Tuesday, March 6, 2012

Slice2012 6 of 31: What to write about...

 I'll be honest and tell you that I was having a hard time thinking about what I wanted to write about today. My mind has wandered from topics like the stress relief that comes from getting my hair colored to posting about a newer book by Kevin Henkes,  Penny and Her Song (which Cathy posted about here) to the frustration I am having raising a soon to be teenager.  But I didn't feel passionate enough or want to think through my ideas further with these topics.  So, I am not posting about these.
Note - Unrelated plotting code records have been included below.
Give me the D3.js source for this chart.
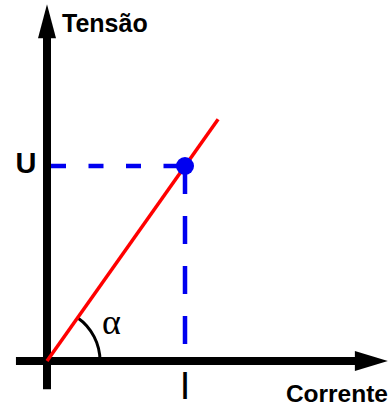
<!DOCTYPE html>
<html>
<head>
<meta charset="utf-8">
<script src="https://cdn.jsdelivr.net/npm/d3@7"></script>
<style>
  html, body { margin: 0; padding: 0; background: #fff; }
  svg { display: block; }
</style>
</head>
<body>
<div id="chart"></div>
<script>
  // data (arbitrary units: I = 1, U = 1)
  const currentRange = [-0.225, 2.47];   // horizontal axis extent
  const voltageRange = [-0.145, 1.83];   // vertical axis extent
  const lineCurrent = [0, 1.24];
  const lineVoltage = [0, 1.24];
  const pointCurrent = [1];
  const pointVoltage = [1];
  const axisLabels = ['Tensão', 'Corrente'];
  const tickLabels = ['U', 'I'];
  const angleLabel = 'α';

  const COLORS = { axis: '#000', line: '#f00', guide: '#0000f0' };
  const width = 389;
  const height = 407;

  const x = d3.scaleLinear().domain([0, 1]).range([47, 185]);
  const y = d3.scaleLinear().domain([0, 1]).range([361, 166]);

  const svg = d3.select('#chart').append('svg')
    .attr('width', width)
    .attr('height', height);

  // dashed guides
  svg.append('line')
    .attr('x1', x(0) + 4).attr('x2', x(pointCurrent[0]))
    .attr('y1', y(pointVoltage[0])).attr('y2', y(pointVoltage[0]))
    .attr('stroke', COLORS.guide).attr('stroke-width', 4.5)
    .attr('stroke-dasharray', '15,22.5');

  svg.append('line')
    .attr('x1', x(pointCurrent[0])).attr('x2', x(pointCurrent[0]))
    .attr('y1', y(pointVoltage[0])).attr('y2', y(0))
    .attr('stroke', COLORS.guide).attr('stroke-width', 4.5)
    .attr('stroke-dasharray', '28,22');

  // axes
  const xEnd = x(currentRange[1]);
  const yEnd = y(voltageRange[1]);
  svg.append('line')
    .attr('x1', x(currentRange[0])).attr('x2', xEnd - 30)
    .attr('y1', y(0)).attr('y2', y(0))
    .attr('stroke', COLORS.axis).attr('stroke-width', 8);
  svg.append('path')
    .attr('d', `M${xEnd},${y(0)} L${xEnd - 33},${y(0) - 10} L${xEnd - 33},${y(0) + 10} Z`)
    .attr('fill', COLORS.axis);

  svg.append('line')
    .attr('x1', x(0)).attr('x2', x(0))
    .attr('y1', y(voltageRange[0])).attr('y2', yEnd + 30)
    .attr('stroke', COLORS.axis).attr('stroke-width', 8);
  svg.append('path')
    .attr('d', `M${x(0)},${yEnd} L${x(0) - 9},${yEnd + 34} L${x(0) + 9},${yEnd + 34} Z`)
    .attr('fill', COLORS.axis);

  // angle arc
  const angle = Math.atan2(y(0) - y(lineVoltage[1]), x(lineCurrent[1]) - x(0));
  const arc = d3.arc()
    .innerRadius(53).outerRadius(53)
    .startAngle(Math.PI / 2 - angle).endAngle(Math.PI / 2);
  svg.append('path')
    .attr('d', arc())
    .attr('transform', `translate(${x(0)},${y(0)})`)
    .attr('fill', 'none')
    .attr('stroke', COLORS.axis)
    .attr('stroke-width', 3);

  // red characteristic line
  const line = d3.line().x((d) => x(d[0])).y((d) => y(d[1]));
  svg.append('path')
    .attr('d', line(lineCurrent.map((c, i) => [c, lineVoltage[i]])))
    .attr('fill', 'none')
    .attr('stroke', COLORS.line)
    .attr('stroke-width', 3.5);

  svg.selectAll('.point')
    .data(pointCurrent)
    .enter()
    .append('circle')
    .attr('class', 'point')
    .attr('cx', (d) => x(d))
    .attr('cy', (d, i) => y(pointVoltage[i]))
    .attr('r', 9)
    .attr('fill', COLORS.guide);

  // labels
  const sans = 'Liberation Sans, Arial, sans-serif';
  svg.append('text')
    .attr('x', 62).attr('y', 32)
    .attr('font-family', sans).attr('font-weight', 'bold').attr('font-size', 25)
    .text(axisLabels[0]);
  svg.append('text')
    .attr('x', 388).attr('y', 401.5)
    .attr('text-anchor', 'end')
    .attr('font-family', sans).attr('font-weight', 'bold').attr('font-size', 24.5)
    .text(axisLabels[1]);

  svg.append('text')
    .attr('x', 26).attr('y', 173)
    .attr('text-anchor', 'middle')
    .attr('font-family', sans).attr('font-weight', 'bold').attr('font-size', 29)
    .text(tickLabels[0]);
  svg.append('text')
    .attr('x', x(pointCurrent[0])).attr('y', 399)
    .attr('text-anchor', 'middle')
    .attr('font-family', sans).attr('font-size', 38)
    .text(tickLabels[1]);

  svg.append('text')
    .attr('x', 102).attr('y', 334)
    .attr('font-family', 'Liberation Serif, Times New Roman, serif').attr('font-size', 36)
    .text(angleLabel);
</script>
</body>
</html>
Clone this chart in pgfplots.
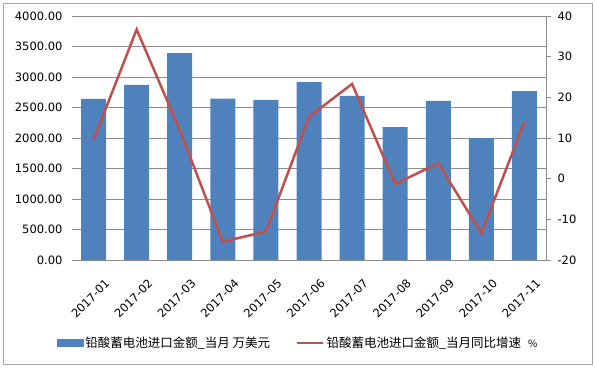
\documentclass[border=0pt]{standalone}
\usepackage{pgfplots}
\pgfplotsset{compat=1.18}
\usepackage{fontspec}
\setmainfont{DejaVu Sans}
\newfontfamily\cjk{Noto Sans CJK SC}
\definecolor{barblue}{HTML}{4F81BD}
\definecolor{linered}{HTML}{C0504D}
\definecolor{gridgray}{HTML}{8C8C8C}
\begin{document}
\begin{tikzpicture}
\useasboundingbox (0pt,0pt) rectangle (596pt,367pt);
\draw[gridgray!80, line width=1pt] (3pt,3pt) rectangle (592pt,363pt);
\begin{axis}[
  at={(72pt,107pt)}, anchor=south west,
  scale only axis, width=474pt, height=244pt,
  xmin=-0.5, xmax=10.5, ymin=0, ymax=4000,
  ytick distance=500,
  xtick={0,...,10},
  xticklabels={2017-01,2017-02,2017-03,2017-04,2017-05,2017-06,2017-07,2017-08,2017-09,2017-10,2017-11},
  axis x line*=bottom, axis y line*=left,
  y axis line style={draw=none},
  x axis line style={draw=gridgray, line width=0.8pt, -},
  xtick style={draw=none}, ytick style={draw=none},
  ymajorgrids, grid style={gridgray, line width=0.8pt},
  y tick label style={/pgf/number format/fixed, /pgf/number format/fixed zerofill, /pgf/number format/precision=2, /pgf/number format/1000 sep={}, /pgf/number format/assume math mode=true, xshift=-6pt},
  tick label style={font=\fontsize{11.5}{13}\selectfont, text=black},
  xticklabel style={rotate=45, anchor=east, xshift=-2pt, yshift=-25pt, font=\fontsize{11.5}{13}\selectfont},
]
\addplot[ybar, bar width=25pt, fill=barblue, draw=none] coordinates {
(0,2640) (1,2870) (2,3393) (3,2645) (4,2625) (5,2918) (6,2690) (7,2180) (8,2607) (9,2000) (10,2770)};
\end{axis}
\begin{axis}[
  at={(72pt,107pt)}, anchor=south west,
  scale only axis, width=474pt, height=244pt,
  xmin=-0.5, xmax=10.5, ymin=-20, ymax=40,
  ytick distance=10,
  axis x line=none, axis y line*=right,
  y axis line style={draw=gridgray, line width=0.8pt, -},
  ytick style={draw=gridgray, line width=0.8pt},
  tick align=outside, major tick length=5pt,
  yticklabel style={/pgf/number format/assume math mode=true, font=\fontsize{11.5}{13}\selectfont, text=black, xshift=3pt},
  legend columns=2,
  legend style={draw=none, fill=none, at={(0.477,-0.34)}, anchor=center, font=\cjk\fontsize{12.5}{15}\selectfont,
    /tikz/every even column/.append style={column sep=24pt}},
]
\addlegendimage{legend image code/.code={\fill[barblue] (0pt,-3.5pt) rectangle (26pt,3.5pt);}}
\addlegendentry{铅酸蓄电池进口金额\_当月 万美元}
\addplot[linered, line width=2.5pt, mark=none,
  legend image code/.code={\draw[linered, line width=2.5pt] (0pt,0pt) -- (26pt,0pt);}] coordinates {
(0,9.5) (1,36.7) (2,12) (3,-15.5) (4,-13.0) (5,15.2) (6,23.3) (7,-1.3) (8,3.8) (9,-13.4) (10,14.0)};
\addlegendentry{铅酸蓄电池进口金额\_当月同比增速\hspace{7pt}{\fontsize{10}{12}\selectfont\%}}
\end{axis}
\end{tikzpicture}
\end{document}
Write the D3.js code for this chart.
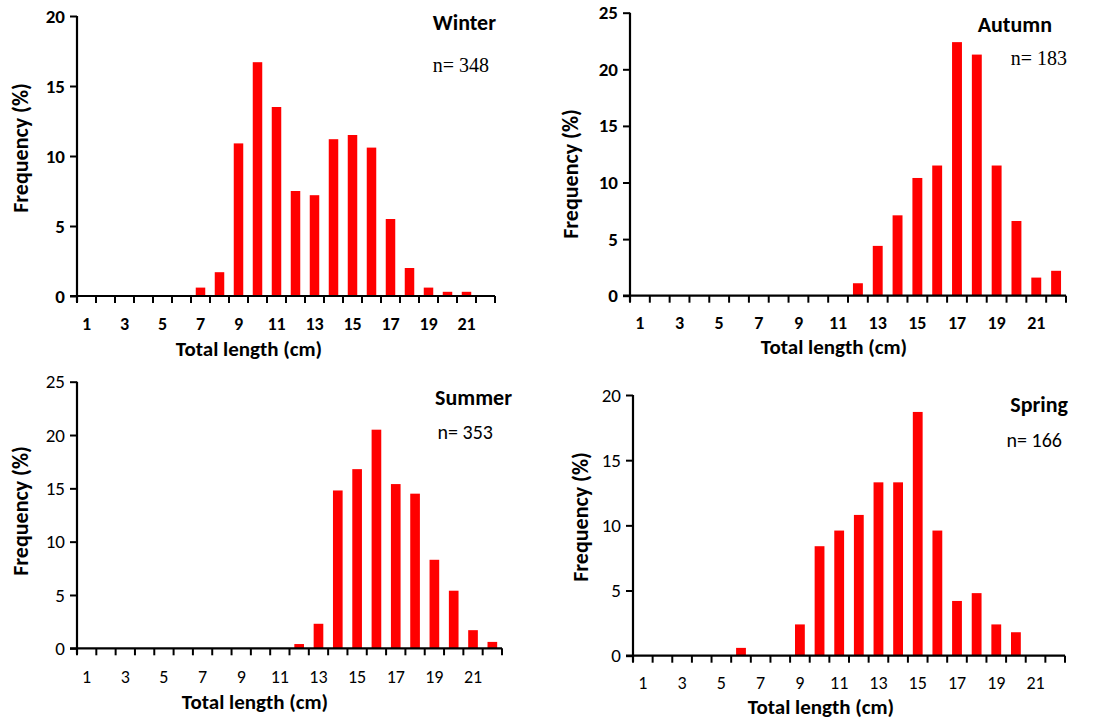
<!DOCTYPE html>
<html><head><meta charset="utf-8">
<script src="https://cdn.jsdelivr.net/npm/d3@7"></script>
<style>
body{margin:0;background:#fff;}
svg{display:block;}
</style></head>
<body>
<svg id="chart" width="1107" height="719"></svg>
<script>
// ---- data ----
const lengths = d3.range(1, 23); // total length classes (cm)
const tickLabels = [1,3,5,7,9,11,13,15,17,19,21];
const seasons = ["Winter","Autumn","Summer","Spring"];
const sampleSizes = [348, 183, 353, 166];
const winter = [0,0,0,0,0,0,0.6,1.7,10.9,16.7,13.5,7.5,7.2,11.2,11.5,10.6,5.5,2.0,0.6,0.3,0.3,0];
const autumn = [0,0,0,0,0,0,0,0,0,0,0,1.1,4.4,7.1,10.4,11.5,22.4,21.3,11.5,6.6,1.6,2.2];
const summer = [0,0,0,0,0,0,0,0,0,0,0,0.4,2.3,14.8,16.8,20.5,15.4,14.5,8.3,5.4,1.7,0.6];
const spring = [0,0,0,0,0,0.6,0,0,2.4,8.4,9.6,10.8,13.3,13.3,18.7,9.6,4.2,4.8,2.4,1.8,0,0];
const yMaxes = [20, 25, 25, 20];
const yTickSteps = [5, 5, 5, 5];
const xTitle = "Total length (cm)";
const yTitle = "Frequency (%)";

// ---- layout ----
const layouts = [
  {x0:77, x1:495, yTop:16, yBot:296, bold:true, nSerif:true,
   title:{x:496,y:30}, n:{x:489,y:72}, yt:{x:28,y:148}, xt:{x:249,y:356}, tickY:330},
  {x0:630, x1:1066, yTop:12.7, yBot:295.7, bold:true, nSerif:true,
   title:{x:1052,y:32}, n:{x:1067,y:65}, yt:{x:578,y:174}, xt:{x:834,y:354}, tickY:329},
  {x0:77, x1:502, yTop:381.7, yBot:648.3, bold:false, nSerif:false,
   title:{x:512,y:405}, n:{x:493,y:439}, yt:{x:28,y:511}, xt:{x:255,y:709}, tickY:683},
  {x0:633, x1:1065, yTop:395, yBot:655.7, bold:false, nSerif:false,
   title:{x:1068,y:412}, n:{x:1062,y:447}, yt:{x:588,y:517}, xt:{x:821,y:714}, tickY:689}
];
const series = [winter, autumn, summer, spring];
const sans = "Carlito, Calibri, Lato, 'Open Sans', sans-serif";
const serif = "'Liberation Serif', 'Times New Roman', serif";

const svg = d3.select("#chart");

series.forEach((vals, i) => {
  const L = layouts[i];
  const g = svg.append("g");
  const x = d3.scaleBand().domain(lengths).range([L.x0, L.x1])
    .paddingInner(0.5).paddingOuter(0.25);
  const y = d3.scaleLinear().domain([0, yMaxes[i]]).range([L.yBot, L.yTop]);
  const step = x.step();

  // bars
  g.selectAll("rect.bar").data(vals.map((v,k)=>({len:lengths[k], v})).filter(d=>d.v>0))
    .enter().append("rect")
    .attr("x", d => x(d.len))
    .attr("width", x.bandwidth())
    .attr("y", d => y(d.v))
    .attr("height", d => y(0) - y(d.v))
    .attr("fill", "#ff0000");

  // y axis
  const yAxis = d3.axisLeft(y).tickValues(d3.range(0, yMaxes[i] + 0.001, yTickSteps[i]))
    .tickSize(7).tickPadding(5).tickFormat(d3.format("d"));
  const ya = g.append("g").attr("transform", `translate(${L.x0},0)`).call(yAxis);
  ya.select(".domain").remove();
  ya.selectAll(".tick line").attr("stroke", "#000").attr("stroke-width", 2);
  ya.selectAll(".tick text").attr("font-family", sans).attr("font-size", 19)
    .attr("font-weight", L.bold ? "bold" : "normal").attr("fill", "#000");
  g.append("line").attr("x1", L.x0).attr("x2", L.x0).attr("y1", L.yTop).attr("y2", L.yBot + 6)
    .attr("stroke", "#000").attr("stroke-width", 2.2);

  // x axis line
  g.append("line").attr("x1", L.x0 - 7).attr("x2", L.x1).attr("y1", L.yBot).attr("y2", L.yBot)
    .attr("stroke", "#000").attr("stroke-width", 2.2);
  // boundary ticks
  const bounds = d3.range(0, lengths.length + 1).map(k => L.x0 + k * step);
  g.selectAll("line.xt").data(bounds).enter().append("line")
    .attr("x1", d => d).attr("x2", d => d).attr("y1", L.yBot).attr("y2", L.yBot + 7)
    .attr("stroke", "#000").attr("stroke-width", 2);
  // x tick labels
  g.selectAll("text.xl").data(tickLabels).enter().append("text")
    .attr("x", d => x(d) + x.bandwidth() / 2).attr("y", L.tickY)
    .attr("text-anchor", "middle").attr("font-family", sans).attr("font-size", 18)
    .attr("font-weight", L.bold ? "bold" : "normal").text(d => d);

  // axis titles
  g.append("text").attr("x", L.xt.x).attr("y", L.xt.y).attr("text-anchor", "middle")
    .attr("font-family", sans).attr("font-size", 21).attr("font-weight", "bold").text(xTitle);
  g.append("text").attr("transform", `translate(${L.yt.x},${L.yt.y}) rotate(-90)`)
    .attr("text-anchor", "middle").attr("font-family", sans).attr("font-size", 22)
    .attr("font-weight", "bold").text(yTitle);

  // season title and n
  g.append("text").attr("x", L.title.x).attr("y", L.title.y).attr("text-anchor", "end")
    .attr("font-family", sans).attr("font-size", 22).attr("font-weight", "bold").text(seasons[i]);
  g.append("text").attr("x", L.n.x).attr("y", L.n.y).attr("text-anchor", "end")
    .attr("font-family", L.nSerif ? serif : sans).attr("font-size", 20)
    .text("n= " + sampleSizes[i]);
});
</script>
</body></html>
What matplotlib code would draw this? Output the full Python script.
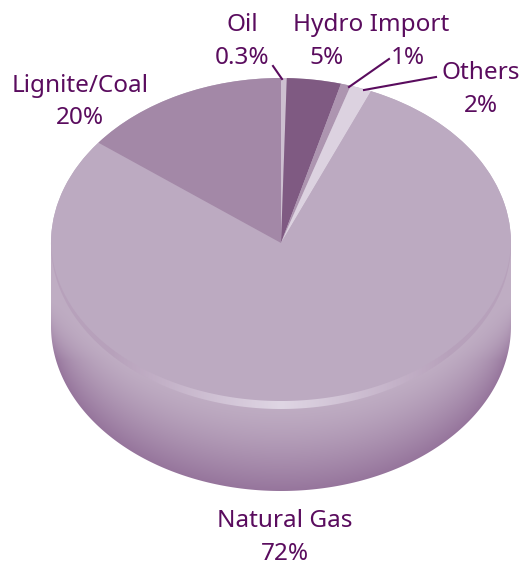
import numpy as np
import matplotlib
matplotlib.use('Agg')
import matplotlib.pyplot as plt
from matplotlib.colors import to_rgb
from matplotlib.lines import Line2D
from matplotlib.patches import Polygon

# clockwise from 12 o'clock, printed labels and the share of the ellipse each slice really takes
categories = ['Oil', 'Hydro', 'Hydro Import', 'Others', 'Natural Gas', 'Lignite/Coal']
printed_pct = ['0.3%', '5%', '1%', '2%', '72%', '20%']
drawn_share = [0.4, 3.8, 0.7, 1.5, 79.0, 14.6]
slice_colors = ['#cdbfd0', '#7f5a82', '#ad95b0', '#dcd2e0', '#bcaac1', '#a388a7']

WIDTH, HEIGHT = 519, 567
CX, CY = 281, 243
RX, RY = 230, 165
TEXT_COLOR = '#5a0c5e'

plt.rcParams['font.family'] = ['Noto Sans', 'DejaVu Sans']


def to_x(px):
    return (px - CX) / RX


def to_y(py):
    return (CY - py) / RY


def side_image():
    # shading of the rim: pale near the top face, dark towards the bottom edge
    xx, yy = np.meshgrid(np.arange(WIDTH) + 0.5, np.arange(HEIGHT) + 0.5)
    u = np.clip((xx - CX) / RX, -1, 1)
    edge = 326 + RY * np.sqrt(1 - u ** 2)
    shade = np.clip(1 - (edge - yy) / 85, 0, 1) ** 1.3
    shade = shade * np.clip((yy - 300) / 60, 0, 1)
    pale = np.array(to_rgb('#bfadc3'))
    dark = np.array(to_rgb('#96759c'))
    return pale + (dark - pale) * shade[..., None]


def lip_image():
    # light band under the front edge, fading out to the sides
    xx = np.arange(WIDTH) + 0.5
    t = np.clip(1 - np.abs(xx - CX) / 170, 0, 1)[None, :, None]
    side = np.array(to_rgb('#b7a1bb'))
    mid = np.array(to_rgb('#dfd6e4'))
    return np.repeat(side + (mid - side) * t, HEIGHT, axis=0)


fig = plt.figure(figsize=(WIDTH / 100, HEIGHT / 100), dpi=100)
ax = fig.add_axes([0, 0, 1, 1])

wedges, _ = ax.pie(drawn_share, colors=slice_colors, startangle=90, counterclock=False,
                   radius=1, center=(0, 0))
for w in wedges:
    w.set_zorder(3)
    w.set_linewidth(0)

extent = (to_x(0), to_x(WIDTH), to_y(HEIGHT), to_y(0))

# rim outline: upper half of the top ellipse and lower half of the bottom one
t = np.linspace(0, 2 * np.pi, 400)
outline = np.column_stack([np.cos(t), np.where(np.sin(t) > 0, np.sin(t),
                                               np.sin(t) + to_y(326))])
rim = Polygon(outline, closed=True, transform=ax.transData, fc='none', ec='none')
ax.add_patch(rim)
img = ax.imshow(side_image(), extent=extent, aspect='auto', zorder=1)
img.set_clip_path(rim)

# crescent between the shorter front of the top face and the real front edge
t = np.linspace(np.pi, 2 * np.pi, 200)
outer = np.column_stack([np.cos(t), np.sin(t) * 166 / RY])
inner = np.column_stack([np.cos(t[::-1]), to_y(239.5) + np.sin(t[::-1]) * 161.5 / RY])
crescent = Polygon(np.vstack([outer, inner]), closed=True, transform=ax.transData,
                   fc='none', ec='none')
ax.add_patch(crescent)
img2 = ax.imshow(lip_image(), extent=extent, aspect='auto', zorder=4)
img2.set_clip_path(crescent)

ax.set_xlim(extent[0], extent[1])
ax.set_ylim(extent[2], extent[3])
ax.set_aspect('auto')
ax.axis('off')


def label(px, py, s):
    fig.text(px / WIDTH, 1 - py / HEIGHT, s, color=TEXT_COLOR, fontsize=17.5,
             fontweight='medium', ha='center', va='center')


def leader(x0, y0, x1, y1):
    fig.add_artist(Line2D([x0 / WIDTH, x1 / WIDTH], [1 - y0 / HEIGHT, 1 - y1 / HEIGHT],
                          color=TEXT_COLOR, lw=1.5))


label(242, 25, categories[0])
label(242, 58, printed_pct[0])
label(371, 25, categories[2])
label(327, 58, printed_pct[1])
label(408, 58, printed_pct[2])
label(481, 73, categories[3])
label(481, 106, printed_pct[3])
label(285, 521, categories[4])
label(285, 554, printed_pct[4])
label(80, 86, categories[5])
label(80, 118, printed_pct[5])

leader(273, 66, 282, 79)
leader(389, 59, 349, 87)
leader(436, 77, 364, 90)

fig.savefig('out.png', dpi=100)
I really just wanted to post something fast and be done.  And then I realized how kids have days where they feel the same.  They are distracted by something happening in their lives, by an event that is imminent, or they just don't feel it for the day.  I noticed this happening to one of my own students today.  This student has made 2 How-To-Books (how to draw a tree and how to draw something else but I can't remember right now) and was challenging himself use a mentor (If you were a Penguin) that we have been studying to help him write about something he knows about and loves: his Cat.  He shared his idea with me last week and had two pages written but today was stuck with what he wanted to say next.  I was meeting with 3 other writers so we didn't talk.  I did notice he went back to his old books and added background and then added detailed pictures to the ideas he started in his "If you were a cat book." He didn't write words today.  He made about decisions for his pictures and created a beautiful scene for his page "If you were a cat, you could sit outside and feel the breeze." I've tried to teach my students to honor their pictures and be thoughtful with how they create them to match their text. He did just that today. Other observers might think he just colored but I know that he was thinking and writing.

I asked him to share what he had been working on and the other students immediately wanted to give him feedback about his illustrations.  Someone asked about what he was thinking he might write next and he said he didn't know.  So, we all turned into a cat for a moment helped him think.  He called on some students to hear what they could do if they were a cat. He began to smile.  "My cat does that!" And I know he would be filled with some ideas for tomorrow.  Hopefully, so will I.




7 comments:

mary b. said...

Well done! Thank you for your observations and well-written reflections. (My copy of Penny & Her Song is set to arrive Thursday! Can"t wait.)

MaryHelen said...

Writer's block happens to me every year I do SOLC. I'm glad you are relating to your students and growing in this way. Penny Kittle says to keep writing and eventually the thoughts flow. Your thoughts flowed well in this piece.

Julie said...

Katie,
I've been sharing my own struggles with my students as I do SOLSC. Since my third graders are also participating, we have started each morning this week talking about how "slicing" is going. I want them to know that I struggle with finding what to write about too. I always love how you can connect what is happening in real life to that of your students. Beautifully written!

Cathy said...

Katie,
Oh my goodness! I'm having the same challenges each day. I started writing about memories. Then I found a few snippets from my notebook (which I actually kept once upon a time). Then I tried to just find the writing, but it wasn't calling to me. I'll keep looking tomorrow. I have a new appreciation for the work my young writers have been doing for 120 days of school!

Cathy

josie said...

I too have had this happen - I sound just like the kids - I don't know what to write about... of course I sound like them, I am finally joining them in the process of writing every day. This is such a powerful challenge. It reminds us that not only do our kids need to see us as the enthusiastic readers we are, but they need to know that we too struggle sometimes with writing, but we keep going... just as they do, with the help of a strong community.

Jen said...

Katie - I just love it that you honor his work as a writer and don't let what others think get to you. I feel like so often we don't trust kids or give them the space they need to do that "mucking aroung a bit" as I call it! The beautiful thing though is that you gave him space and honored the work he did today, but also with questioning and prompting allowed him to find a vision for future work. AND that's in FIRST GRADE - you are amazing!!!

Karen said...

Doing this challenge has been a humbling experience for me. Every day I wonder what will show up on my blog the next day. I have such empathy for the writers in my classes each day.